Ten years ago, two teenaged hockey players, close friends, had a single dream — to play for India.
Highly talented, they were soon being labelled future national stars as they played pivotal roles in their Sonepat CRZ School’s hockey team’s victories.
They began to believe one day, together, they would wear India colours. But it was not to be.
Bharat Chikara (now 24) made it to the national squad, but Amit Saroha’s (now 25) could not. He struggled at the junior level and almost quit the sport before that choice was taken out of his hands.
On September 21, 2007, he was involved in a car accident that broke his spine. At 22, he was told he would be confined to a wheelchair for the rest of his life.

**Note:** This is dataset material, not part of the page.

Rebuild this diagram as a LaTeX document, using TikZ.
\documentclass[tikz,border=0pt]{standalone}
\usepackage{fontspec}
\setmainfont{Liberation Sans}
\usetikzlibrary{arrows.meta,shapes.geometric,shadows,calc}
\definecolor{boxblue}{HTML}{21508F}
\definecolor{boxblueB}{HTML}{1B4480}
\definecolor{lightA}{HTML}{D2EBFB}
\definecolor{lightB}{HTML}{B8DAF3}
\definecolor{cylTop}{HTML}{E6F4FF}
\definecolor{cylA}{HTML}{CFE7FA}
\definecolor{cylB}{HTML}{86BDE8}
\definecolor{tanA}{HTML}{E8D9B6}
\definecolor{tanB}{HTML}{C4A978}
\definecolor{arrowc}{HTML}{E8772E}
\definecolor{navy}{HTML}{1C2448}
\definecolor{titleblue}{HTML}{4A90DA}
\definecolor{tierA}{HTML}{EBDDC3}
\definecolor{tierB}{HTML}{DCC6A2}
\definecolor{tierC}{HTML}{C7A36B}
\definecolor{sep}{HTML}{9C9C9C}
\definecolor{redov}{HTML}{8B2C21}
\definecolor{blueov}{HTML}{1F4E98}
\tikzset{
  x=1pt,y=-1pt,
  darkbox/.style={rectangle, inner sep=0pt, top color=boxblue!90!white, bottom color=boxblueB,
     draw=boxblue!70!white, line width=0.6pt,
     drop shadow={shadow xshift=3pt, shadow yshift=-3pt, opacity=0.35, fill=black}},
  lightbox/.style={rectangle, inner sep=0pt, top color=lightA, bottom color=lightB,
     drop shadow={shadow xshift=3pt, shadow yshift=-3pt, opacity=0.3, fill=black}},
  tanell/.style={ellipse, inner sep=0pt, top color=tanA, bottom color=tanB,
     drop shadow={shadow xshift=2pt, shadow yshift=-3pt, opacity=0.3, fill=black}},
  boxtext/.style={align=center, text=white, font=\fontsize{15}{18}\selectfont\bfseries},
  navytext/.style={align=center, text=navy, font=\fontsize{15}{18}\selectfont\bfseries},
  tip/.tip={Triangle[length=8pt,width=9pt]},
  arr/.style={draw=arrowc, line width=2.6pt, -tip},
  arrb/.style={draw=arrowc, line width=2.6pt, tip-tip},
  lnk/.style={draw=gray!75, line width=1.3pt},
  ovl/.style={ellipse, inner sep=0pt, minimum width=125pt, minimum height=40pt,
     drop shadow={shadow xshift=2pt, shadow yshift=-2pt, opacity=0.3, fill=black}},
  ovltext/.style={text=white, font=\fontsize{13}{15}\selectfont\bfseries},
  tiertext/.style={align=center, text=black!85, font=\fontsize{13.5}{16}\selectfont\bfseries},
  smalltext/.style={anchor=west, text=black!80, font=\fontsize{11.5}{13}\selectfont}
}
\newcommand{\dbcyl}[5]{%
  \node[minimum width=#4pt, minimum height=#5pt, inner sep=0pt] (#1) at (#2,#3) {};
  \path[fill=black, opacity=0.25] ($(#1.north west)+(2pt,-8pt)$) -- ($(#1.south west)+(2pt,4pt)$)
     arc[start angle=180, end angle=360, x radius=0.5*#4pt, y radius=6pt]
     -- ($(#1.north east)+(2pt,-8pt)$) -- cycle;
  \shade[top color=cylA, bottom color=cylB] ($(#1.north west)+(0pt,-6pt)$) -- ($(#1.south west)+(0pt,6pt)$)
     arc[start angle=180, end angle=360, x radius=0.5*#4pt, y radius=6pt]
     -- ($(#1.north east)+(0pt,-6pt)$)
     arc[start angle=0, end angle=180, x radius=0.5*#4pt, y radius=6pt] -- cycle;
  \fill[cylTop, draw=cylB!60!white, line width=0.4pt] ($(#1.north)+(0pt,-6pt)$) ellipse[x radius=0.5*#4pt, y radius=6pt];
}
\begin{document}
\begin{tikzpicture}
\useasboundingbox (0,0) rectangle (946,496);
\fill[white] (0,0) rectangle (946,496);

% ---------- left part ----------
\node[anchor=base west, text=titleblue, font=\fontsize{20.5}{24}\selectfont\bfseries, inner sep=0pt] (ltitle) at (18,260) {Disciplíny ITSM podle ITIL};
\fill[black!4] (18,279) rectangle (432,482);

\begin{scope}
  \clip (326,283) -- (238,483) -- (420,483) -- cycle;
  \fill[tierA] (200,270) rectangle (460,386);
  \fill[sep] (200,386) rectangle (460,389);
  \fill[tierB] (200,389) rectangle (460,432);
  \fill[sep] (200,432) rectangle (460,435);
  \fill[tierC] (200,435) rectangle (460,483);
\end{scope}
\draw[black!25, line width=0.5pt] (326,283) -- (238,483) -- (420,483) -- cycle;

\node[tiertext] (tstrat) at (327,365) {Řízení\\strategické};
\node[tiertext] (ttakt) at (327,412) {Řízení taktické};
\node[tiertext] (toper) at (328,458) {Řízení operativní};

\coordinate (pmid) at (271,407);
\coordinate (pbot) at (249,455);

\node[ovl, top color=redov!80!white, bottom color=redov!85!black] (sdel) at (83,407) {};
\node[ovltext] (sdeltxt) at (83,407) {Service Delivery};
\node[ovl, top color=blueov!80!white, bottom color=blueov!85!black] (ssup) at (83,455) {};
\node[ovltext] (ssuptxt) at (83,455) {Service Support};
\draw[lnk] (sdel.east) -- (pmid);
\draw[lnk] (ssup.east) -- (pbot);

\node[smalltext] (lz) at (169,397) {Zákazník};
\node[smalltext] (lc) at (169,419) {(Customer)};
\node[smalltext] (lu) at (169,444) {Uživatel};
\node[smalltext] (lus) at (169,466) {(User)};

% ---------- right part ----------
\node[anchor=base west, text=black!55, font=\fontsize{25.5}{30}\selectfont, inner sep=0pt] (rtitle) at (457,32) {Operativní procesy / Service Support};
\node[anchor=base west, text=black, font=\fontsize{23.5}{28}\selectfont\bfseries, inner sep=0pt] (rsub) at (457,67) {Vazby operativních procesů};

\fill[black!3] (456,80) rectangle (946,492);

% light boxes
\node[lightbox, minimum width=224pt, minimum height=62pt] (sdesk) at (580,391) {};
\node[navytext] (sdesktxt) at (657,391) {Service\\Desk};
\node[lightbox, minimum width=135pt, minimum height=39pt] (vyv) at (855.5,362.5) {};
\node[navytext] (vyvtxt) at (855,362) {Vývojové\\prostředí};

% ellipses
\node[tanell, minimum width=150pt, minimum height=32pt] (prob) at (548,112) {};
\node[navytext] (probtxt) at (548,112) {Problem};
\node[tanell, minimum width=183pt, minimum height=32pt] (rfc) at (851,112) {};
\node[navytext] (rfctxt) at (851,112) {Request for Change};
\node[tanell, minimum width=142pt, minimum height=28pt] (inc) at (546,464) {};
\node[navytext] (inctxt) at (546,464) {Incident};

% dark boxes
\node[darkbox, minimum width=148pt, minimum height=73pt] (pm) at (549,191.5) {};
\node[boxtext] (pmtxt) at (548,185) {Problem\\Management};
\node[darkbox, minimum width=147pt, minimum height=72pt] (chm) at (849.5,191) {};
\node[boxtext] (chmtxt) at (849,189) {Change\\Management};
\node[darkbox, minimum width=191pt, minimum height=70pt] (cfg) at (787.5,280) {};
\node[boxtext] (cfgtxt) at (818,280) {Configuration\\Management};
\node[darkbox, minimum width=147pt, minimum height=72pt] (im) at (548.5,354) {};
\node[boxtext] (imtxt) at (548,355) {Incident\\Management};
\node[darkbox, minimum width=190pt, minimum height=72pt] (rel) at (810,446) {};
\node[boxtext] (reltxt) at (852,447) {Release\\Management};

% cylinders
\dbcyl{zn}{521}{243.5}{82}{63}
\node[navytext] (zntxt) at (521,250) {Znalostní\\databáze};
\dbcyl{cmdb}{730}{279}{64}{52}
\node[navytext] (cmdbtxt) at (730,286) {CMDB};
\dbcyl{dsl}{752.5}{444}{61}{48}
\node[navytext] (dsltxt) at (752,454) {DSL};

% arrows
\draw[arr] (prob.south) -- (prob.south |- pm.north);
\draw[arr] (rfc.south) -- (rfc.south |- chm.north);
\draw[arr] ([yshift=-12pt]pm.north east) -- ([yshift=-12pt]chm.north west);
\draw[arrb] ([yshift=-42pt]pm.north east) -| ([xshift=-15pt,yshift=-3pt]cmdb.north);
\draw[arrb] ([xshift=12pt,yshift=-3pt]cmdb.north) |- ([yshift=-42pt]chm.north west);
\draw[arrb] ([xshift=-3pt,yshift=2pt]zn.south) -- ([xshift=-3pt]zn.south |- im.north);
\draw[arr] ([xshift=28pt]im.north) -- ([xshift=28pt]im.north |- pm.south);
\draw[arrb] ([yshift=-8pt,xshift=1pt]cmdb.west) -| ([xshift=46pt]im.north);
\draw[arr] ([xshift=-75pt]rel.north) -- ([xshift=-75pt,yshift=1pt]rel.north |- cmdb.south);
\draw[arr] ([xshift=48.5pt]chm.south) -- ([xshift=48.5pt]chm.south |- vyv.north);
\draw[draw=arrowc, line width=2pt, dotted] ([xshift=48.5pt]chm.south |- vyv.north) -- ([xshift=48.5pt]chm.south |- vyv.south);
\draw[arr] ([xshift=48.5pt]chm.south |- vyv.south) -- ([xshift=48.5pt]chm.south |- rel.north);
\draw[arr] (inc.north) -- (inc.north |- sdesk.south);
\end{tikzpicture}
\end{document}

Most people would have given up on their dreams.
But Saroha decided he would adapt his. Incredibly enough, today both childhood buddies are part of India’s Common-wealth Games squad.

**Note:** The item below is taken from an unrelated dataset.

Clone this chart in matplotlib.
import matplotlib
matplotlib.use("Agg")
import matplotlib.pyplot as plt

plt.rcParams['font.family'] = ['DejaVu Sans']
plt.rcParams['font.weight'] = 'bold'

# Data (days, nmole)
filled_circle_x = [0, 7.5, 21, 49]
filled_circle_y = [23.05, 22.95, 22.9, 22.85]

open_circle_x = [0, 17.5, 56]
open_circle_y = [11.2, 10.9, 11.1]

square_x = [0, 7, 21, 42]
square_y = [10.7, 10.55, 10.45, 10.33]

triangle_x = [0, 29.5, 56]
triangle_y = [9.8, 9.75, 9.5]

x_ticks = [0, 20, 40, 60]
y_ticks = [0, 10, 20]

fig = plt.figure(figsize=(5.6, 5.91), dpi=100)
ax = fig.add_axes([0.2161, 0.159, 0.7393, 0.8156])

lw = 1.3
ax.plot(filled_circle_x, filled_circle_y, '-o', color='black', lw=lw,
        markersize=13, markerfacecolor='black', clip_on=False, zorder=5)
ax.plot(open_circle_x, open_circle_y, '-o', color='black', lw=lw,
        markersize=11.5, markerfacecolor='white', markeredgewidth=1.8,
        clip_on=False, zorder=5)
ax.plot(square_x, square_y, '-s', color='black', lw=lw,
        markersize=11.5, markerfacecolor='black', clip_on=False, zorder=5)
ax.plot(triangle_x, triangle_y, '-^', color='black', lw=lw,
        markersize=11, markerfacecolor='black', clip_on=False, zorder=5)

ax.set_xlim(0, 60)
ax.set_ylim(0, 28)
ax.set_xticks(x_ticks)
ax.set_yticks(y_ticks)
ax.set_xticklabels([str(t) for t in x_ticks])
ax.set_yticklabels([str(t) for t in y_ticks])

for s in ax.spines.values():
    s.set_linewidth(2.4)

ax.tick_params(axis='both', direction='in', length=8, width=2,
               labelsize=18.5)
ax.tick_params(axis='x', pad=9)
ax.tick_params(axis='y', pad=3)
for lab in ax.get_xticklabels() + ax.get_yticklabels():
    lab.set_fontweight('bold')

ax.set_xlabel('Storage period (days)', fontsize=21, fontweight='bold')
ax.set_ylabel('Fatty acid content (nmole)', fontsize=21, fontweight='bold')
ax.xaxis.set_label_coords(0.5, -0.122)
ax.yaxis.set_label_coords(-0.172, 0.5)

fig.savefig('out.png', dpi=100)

Chikara is in the hockey team, manning the midfield, while Saroha will represent the country in the wheelchair shot-put event.
“It’s nice to see Amit in the Games Village. His positive attitude is helping him live his dream of playing for India. I really hope he makes it to a podium finish,” said Chikara. “Whenever we are free, we get together…It’s always inspirational to be around him.”

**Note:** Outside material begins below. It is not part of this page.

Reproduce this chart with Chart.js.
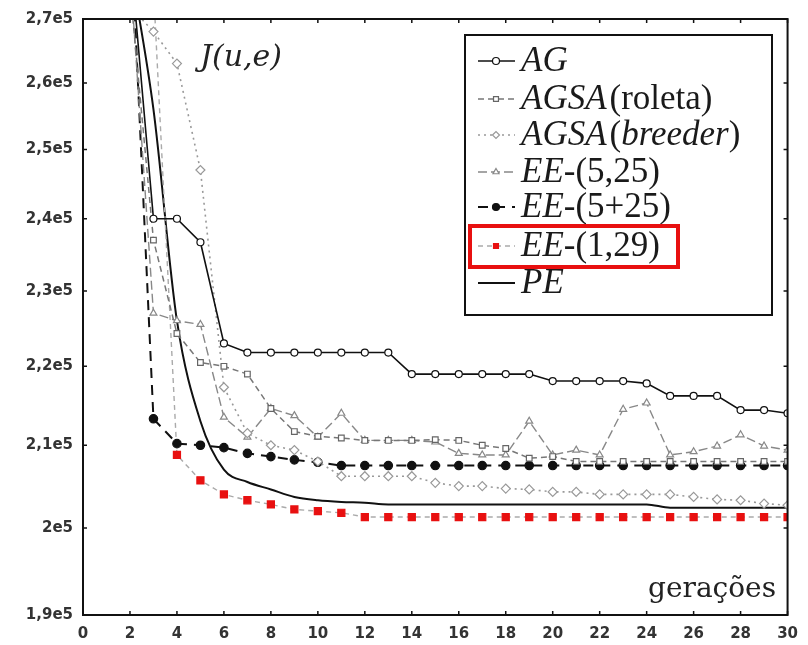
<!DOCTYPE html>
<html>
<head>
<meta charset="utf-8">
<script src="https://cdn.jsdelivr.net/npm/chart.js@4.4.1/dist/chart.umd.min.js"></script>
<style>
  html, body { margin: 0; padding: 0; background: #fff; }
</style>
</head>
<body>
<canvas id="myChart" width="808" height="645"></canvas>
<script>
// generations 2..30 (values at x=2 sit above the plotted window)
const generations = [2, 3, 4, 5, 6, 7, 8, 9, 10, 11, 12, 13, 14, 15, 16, 17, 18, 19, 20, 21, 22, 23, 24, 25, 26, 27, 28, 29, 30];

const ag = [2.81e5, 2.40e5, 2.40e5, 2.367e5, 2.23e5, 2.218e5, 2.218e5, 2.218e5, 2.218e5, 2.218e5, 2.218e5, 2.218e5,
  2.19e5, 2.19e5, 2.19e5, 2.19e5, 2.19e5, 2.19e5, 2.181e5, 2.181e5, 2.181e5, 2.181e5, 2.178e5,
  2.162e5, 2.162e5, 2.162e5, 2.144e5, 2.144e5, 2.14e5];
const agsaRoleta = [2.75e5, 2.37e5, 2.243e5, 2.205e5, 2.20e5, 2.19e5, 2.146e5, 2.117e5, 2.111e5, 2.109e5, 2.106e5, 2.106e5,
  2.106e5, 2.107e5, 2.106e5, 2.10e5, 2.096e5, 2.084e5, 2.086e5, 2.08e5, 2.08e5, 2.08e5, 2.08e5,
  2.08e5, 2.08e5, 2.08e5, 2.08e5, 2.08e5, 2.08e5];
const agsaBreeder = [2.72e5, 2.68e5, 2.63e5, 2.47e5, 2.173e5, 2.115e5, 2.10e5, 2.094e5, 2.08e5, 2.062e5, 2.062e5, 2.062e5,
  2.062e5, 2.054e5, 2.05e5, 2.05e5, 2.047e5, 2.046e5, 2.043e5, 2.043e5, 2.04e5, 2.04e5, 2.04e5,
  2.04e5, 2.037e5, 2.034e5, 2.033e5, 2.029e5, 2.027e5];
const ee5c25 = [2.78e5, 2.27e5, 2.26e5, 2.255e5, 2.135e5, 2.11e5, 2.146e5, 2.137e5, 2.11e5, 2.14e5, 2.106e5, 2.106e5,
  2.106e5, 2.104e5, 2.09e5, 2.088e5, 2.088e5, 2.13e5, 2.088e5, 2.094e5, 2.088e5, 2.145e5, 2.153e5,
  2.088e5, 2.092e5, 2.099e5, 2.113e5, 2.099e5, 2.094e5];
const ee5p25 = [2.88e5, 2.133e5, 2.102e5, 2.10e5, 2.097e5, 2.09e5, 2.086e5, 2.082e5, 2.079e5, 2.075e5, 2.075e5, 2.075e5,
  2.075e5, 2.075e5, 2.075e5, 2.075e5, 2.075e5, 2.075e5, 2.075e5, 2.075e5, 2.075e5, 2.075e5, 2.075e5,
  2.075e5, 2.075e5, 2.075e5, 2.075e5, 2.075e5, 2.075e5];
const ee1c29 = [3.0e5, 2.75e5, 2.088e5, 2.057e5, 2.04e5, 2.033e5, 2.028e5, 2.022e5, 2.02e5, 2.018e5, 2.013e5, 2.013e5,
  2.013e5, 2.013e5, 2.013e5, 2.013e5, 2.013e5, 2.013e5, 2.013e5, 2.013e5, 2.013e5, 2.013e5, 2.013e5,
  2.013e5, 2.013e5, 2.013e5, 2.013e5, 2.013e5, 2.013e5];
const pe = [2.79e5, 2.56e5, 2.26e5, 2.13e5, 2.07e5, 2.055e5, 2.046e5, 2.037e5, 2.033e5, 2.031e5, 2.03e5, 2.028e5,
  2.028e5, 2.028e5, 2.028e5, 2.028e5, 2.028e5, 2.028e5, 2.028e5, 2.028e5, 2.028e5, 2.028e5, 2.028e5,
  2.024e5, 2.024e5, 2.024e5, 2.024e5, 2.024e5, 2.024e5];

const xTicks = [0, 2, 4, 6, 8, 10, 12, 14, 16, 18, 20, 22, 24, 26, 28, 30];
const yTicks = [1.9e5, 2.0e5, 2.1e5, 2.2e5, 2.3e5, 2.4e5, 2.5e5, 2.6e5, 2.7e5];
const yTickLabels = ["1,9e5", "2e5", "2,1e5", "2,2e5", "2,3e5", "2,4e5", "2,5e5", "2,6e5", "2,7e5"];

const series = [
  { label: "AG", data: ag, color: "#111", width: 1.6, dash: [], point: "circle", radius: 3.5, fill: "#fff", pointColor: "#111",
    text: [["AG", true]] },
  { label: "AGSA (roleta)", data: agsaRoleta, color: "#777", width: 1.5, dash: [6, 4], point: "rect", radius: 4, fill: "#fff", pointColor: "#666",
    text: [["AGSA", true], ["(roleta)", false, 3]] },
  { label: "AGSA (breeder)", data: agsaBreeder, color: "#999", width: 1.6, dash: [2, 4], point: "rectRot", radius: 4.5, fill: "#fff", pointColor: "#999",
    text: [["AGSA", true], ["(", false, 3], ["breeder", true], [")", false]] },
  { label: "EE-(5,25)", data: ee5c25, color: "#888", width: 1.4, dash: [9, 4], point: "triangle", radius: 4, fill: "#fff", pointColor: "#888",
    text: [["EE", true], ["-(5,25)", false]] },
  { label: "EE-(5+25)", data: ee5p25, color: "#111", width: 2, dash: [10, 7], point: "circle", radius: 4.2, fill: "#111", pointColor: "#111",
    text: [["EE", true], ["-(5+25)", false]] },
  { label: "EE-(1,29)", data: ee1c29, color: "#aaa", width: 1.4, dash: [5, 4], point: "rect", radius: 5, fill: "#e81010", pointColor: "#e81010",
    text: [["EE", true], ["-(1,29)", false]] },
  { label: "PE", data: pe, color: "#111", width: 2, dash: [], point: false, radius: 0, fill: "#111", pointColor: "#111",
    text: [["PE", true]], smooth: true },
];

const serifFont = '"DejaVu Serif", "Liberation Serif", serif';
const legendFont = '"Liberation Serif", "Times New Roman", serif';

// frame with inward tick marks, legend box, and the two free labels
const decorations = {
  id: "decorations",
  afterDatasetsDraw(chart) {
    const { ctx, chartArea: a, scales } = chart;
    ctx.save();
    ctx.strokeStyle = "#111";
    ctx.lineWidth = 2;
    ctx.setLineDash([]);
    ctx.strokeRect(a.left, a.top, a.right - a.left, a.bottom - a.top);
    ctx.lineWidth = 1.5;
    ctx.beginPath();
    xTicks.forEach((v) => {
      const px = scales.x.getPixelForValue(v);
      ctx.moveTo(px, a.bottom); ctx.lineTo(px, a.bottom - 4);
      ctx.moveTo(px, a.top); ctx.lineTo(px, a.top + 4);
    });
    yTicks.forEach((v) => {
      const py = scales.y.getPixelForValue(v);
      ctx.moveTo(a.left, py); ctx.lineTo(a.left + 4, py);
      ctx.moveTo(a.right, py); ctx.lineTo(a.right - 4, py);
    });
    ctx.stroke();

    // J(u,e) label
    ctx.fillStyle = "#222";
    ctx.font = "italic 30px " + serifFont;
    ctx.textBaseline = "middle";
    ctx.textAlign = "left";
    ctx.fillText("J(u,e)", 200, 58);

    // x axis title inside plot
    ctx.font = "28px " + serifFont;
    ctx.fillText("gerações", 648, 590);

    // legend
    const box = { x: 465, y: 35, w: 307, h: 280 };
    ctx.fillStyle = "#fff";
    ctx.fillRect(box.x, box.y, box.w, box.h);
    ctx.strokeStyle = "#111";
    ctx.lineWidth = 2;
    ctx.strokeRect(box.x, box.y, box.w, box.h);

    const rows = [61, 99, 135, 172, 207, 246, 283];
    series.forEach((s, i) => {
      const y = rows[i];
      ctx.strokeStyle = s.color;
      ctx.lineWidth = s.width;
      ctx.setLineDash(s.dash);
      ctx.beginPath();
      ctx.moveTo(478, y); ctx.lineTo(515, y);
      ctx.stroke();
      ctx.setLineDash([]);
      if (s.point) {
        ctx.fillStyle = s.fill;
        ctx.strokeStyle = s.pointColor;
        ctx.lineWidth = 1.2;
        Chart.helpers.drawPoint(ctx, { pointStyle: s.point, radius: Math.min(s.radius, 3.5), borderWidth: 1.2, rotation: 0 }, 496, y);
      }
      let tx = 521;
      ctx.fillStyle = "#1a1a1a";
      s.text.forEach(([t, italic, gap]) => {
        tx += gap || 0;
        ctx.font = (italic ? "italic " : "") + "35px " + legendFont;
        ctx.fillText(t, tx, y + 1);
        tx += ctx.measureText(t).width;
      });
    });

    ctx.strokeStyle = "#e81010";
    ctx.lineWidth = 4;
    ctx.strokeRect(470, 226, 208, 41);
    ctx.restore();
  },
};

const ctx = document.getElementById("myChart");
new Chart(ctx, {
  type: "line",
  data: {
    datasets: series.map((s) => ({
      label: s.label,
      data: s.data.map((v, i) => ({ x: generations[i], y: v })),
      borderColor: s.color,
      borderWidth: s.width,
      borderDash: s.dash,
      pointStyle: s.point,
      pointRadius: s.radius,
      pointBackgroundColor: s.fill,
      pointBorderColor: s.pointColor,
      pointBorderWidth: 1.2,
      cubicInterpolationMode: s.smooth ? "monotone" : "default",
      tension: 0,
      fill: false,
      clip: { left: 2, top: 0, right: 0, bottom: 2 },
    })),
  },
  options: {
    responsive: false,
    animation: false,
    layout: { padding: { top: 18, right: 20, left: 0, bottom: 0 } },
    plugins: { legend: { display: false }, tooltip: { enabled: false } },
    scales: {
      x: {
        type: "linear",
        min: 0,
        max: 30,
        grid: { display: false, drawTicks: false },
        border: { display: false },
        afterBuildTicks: (scale) => { scale.ticks = xTicks.map((v) => ({ value: v })); },
        afterFit: (scale) => { scale.height = 30; },
        ticks: {
          autoSkip: false,
          maxRotation: 0,
          padding: 10,
          color: "#333",
          font: { family: '"DejaVu Sans"', size: 15, weight: "bold" },
        },
      },
      y: {
        type: "logarithmic",
        min: 1.9e5,
        max: 2.7e5,
        grid: { display: false, drawTicks: false },
        border: { display: false },
        afterBuildTicks: (scale) => { scale.ticks = yTicks.map((v) => ({ value: v })); },
        afterFit: (scale) => { scale.width = 83; },
        ticks: {
          autoSkip: false,
          padding: 10,
          color: "#333",
          font: { family: '"DejaVu Sans"', size: 15, weight: "bold" },
          callback: (value, index) => yTickLabels[index],
        },
      },
    },
  },
  plugins: [decorations],
});
</script>
</body>
</html>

A week ago, Saroha ‘celebrated’ his third birthday after his ‘rebirth’.
“Surviving the accident was a rebirth for me and I always celebrate it with friends,” said Saroha, who belongs to Sone-pat’s Bayanpur village. “What-ever happens is destiny but I will always live life king-size.”
He said he was introduced to wheelchair rugby by an American acquaintance during his post-accident rehabilitation at the Indian Spinal Injury Centre. He later formed an Indian team, which played a demonstration match against Brazil in the World Para-Games in Bangalore last year.
“In Bangalore, I learned about para-sports and following a six-month training stint in shot-put, I made it to the national squad. Now, my aim is to have the Tricolour flying high,” said Saroha, with his ever-present smile.